Homovoli State Park desert isolation
Dry one day, flooded the next.
Leaving Sedona we headed east towards New Mexico with a couple of stops planned. The first was a meteor crater just east of Flagstaff. Due to the craters location in low rainfall high desert, this is said to be the best preserved example of a meteor crater on Earth. The meteor hit 50,000 years ago with a speed of 26,000 miles/hr creating a crater 2,4 miles in diameter and 600 ft deep. We thoroughly enjoyed the tour of the crater and visitors centre. We were lucky that there was no wind as the previous day there were no tours of the rim as it was too windy. At times they record wind speeds of 190 kph on the rim. That evening we drove onto the Homovoli State Park to camp with power for $20 and enjoyed the beautiful desert solitude.

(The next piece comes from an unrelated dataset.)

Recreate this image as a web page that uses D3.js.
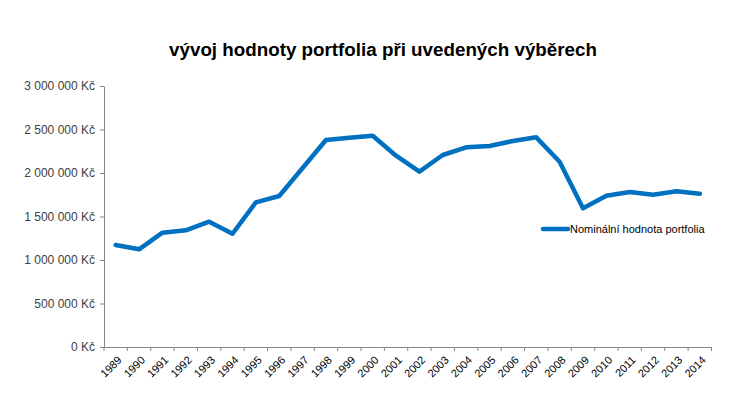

Very impressive meteor crater
Trying to take it easy, last photo of Rob's 'Montana Man' jacket
before it was stolen in Breaking Bad country.
The next morning we explored the 14th century ruins left by the Anasazi people. The first site was next to the Little Colorado River and littered with broken pieces of 600 year old pottery. The next site, Homovoli II contained an estimated 1,200 to 2,000 rooms.  Speaking to the Ranger at the Visitors Centre we realised we should also explore the nearby town of Winslow that we had bypassed the previous day. Little did we know of the hidden gem of popular culture that we missed ‘Standing on a corner in Winslow Arizona and such a fine sight to see. It’s a girl, my lord, in a flatbed Ford slowin’ down to take a look at me. Come on, baby, don’t say maybe I gotta know if your sweet love is gonna save me……’ After some photos and a tour of the local tourist shops, we walked to the highly recommended La Posada Hotel (1930) which was the last of the great Harvey/Santa Fe railway hotels. It was designed by the famous SW architect Mary Jane Colter, who was also responsible for many of buildings at Grand Canyon. Amazing the Hotel, in near ruins, was brought for $130,000 and then restored by the artist Tina Mion and her husband in the 1990’s. We spent an hour wandering around the hotel appreciating the vast amount of Tina’s art on display.

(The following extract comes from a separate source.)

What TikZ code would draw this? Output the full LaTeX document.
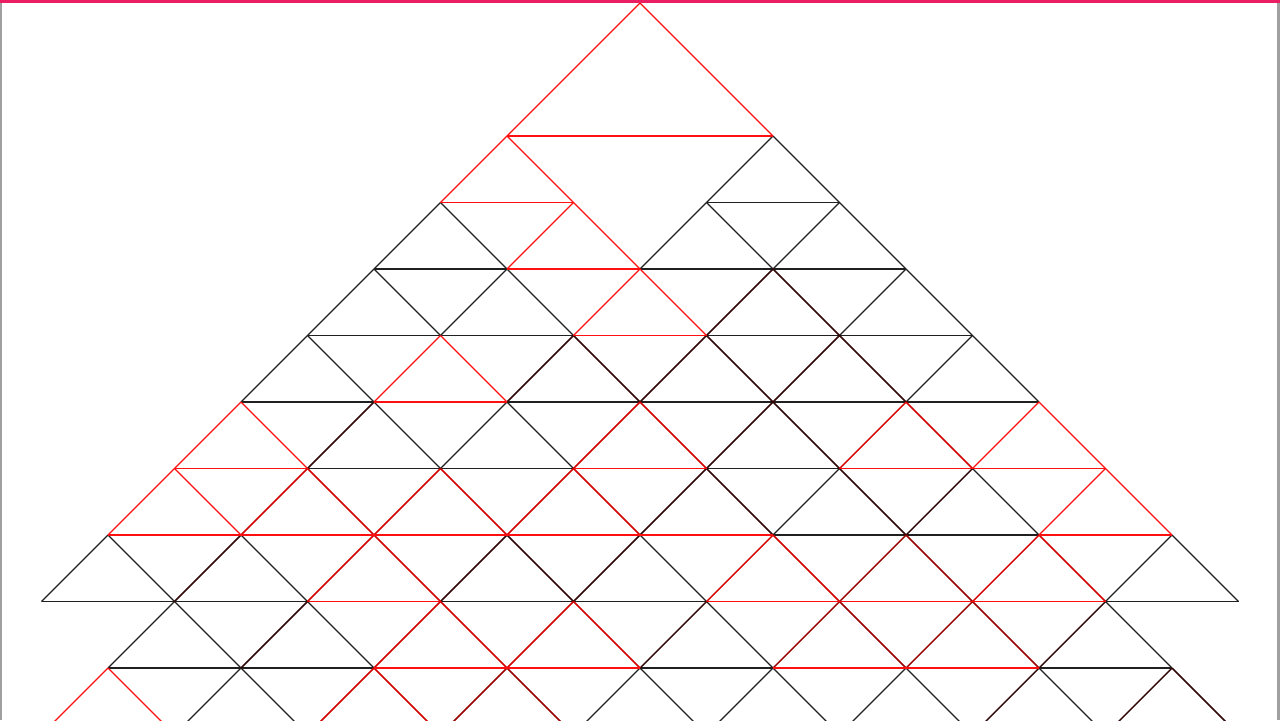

With rain threatening, the next day we headed to the Petrified Forrest National Park. 255 million years ago, at the height of the dinosaur era, this area of land was just 4ᵒ north of the equator and was a tropical rain forest. The trees fell and were washed into adjacent floodplains where a mixture of silt, ash and mud buried the logs. Silica seeped into the logs replacing the original wood tissues with silica and petrifying the logs. There was a good analogy of the Earth’s history at the Visitor Centre. If the life of the Earth was a year, then the dinosaurs appeared about mid-December and disappeared by the morning of Dec 27. Humans did not appear until 11.15pm on December 31 and recorded history represents the last half minute of the entire year. With this in mind our thoughts were that we should keep the predictions of the planet over the next period of time in perspective. We spent the afternoon dodging showers and walking the highlights of the incredible petrified trees. At times the landscape looked like a lumber yard, with logs lying around ready to be hit by a log splitter. Luckily there was some RV camping just south of the park where it cost $10 to plug into power for the night.
 
The next morning the rain had set in further and we drove to the northern end of the park. We passed numerous creeks that the previous day were dry and were now in full flow. There was a quick photo stop at the Tepees, hills showing distinctive colour bands that represent ancient layers of sediment deposited by a Triassic era river system. Next we crossed the modern interstate 40 and stopped at the old Route 66. The area north of the i40 consists of many viewpoints of the Painted Desert. The rain allowed us to see a rare glimpse of water flow in the desert. After a short wet walk it was time to leave and continue our drive towards New Mexico.


Get your kicks, on Route 66
PS. Rob admits to playing with the colour of some photos here.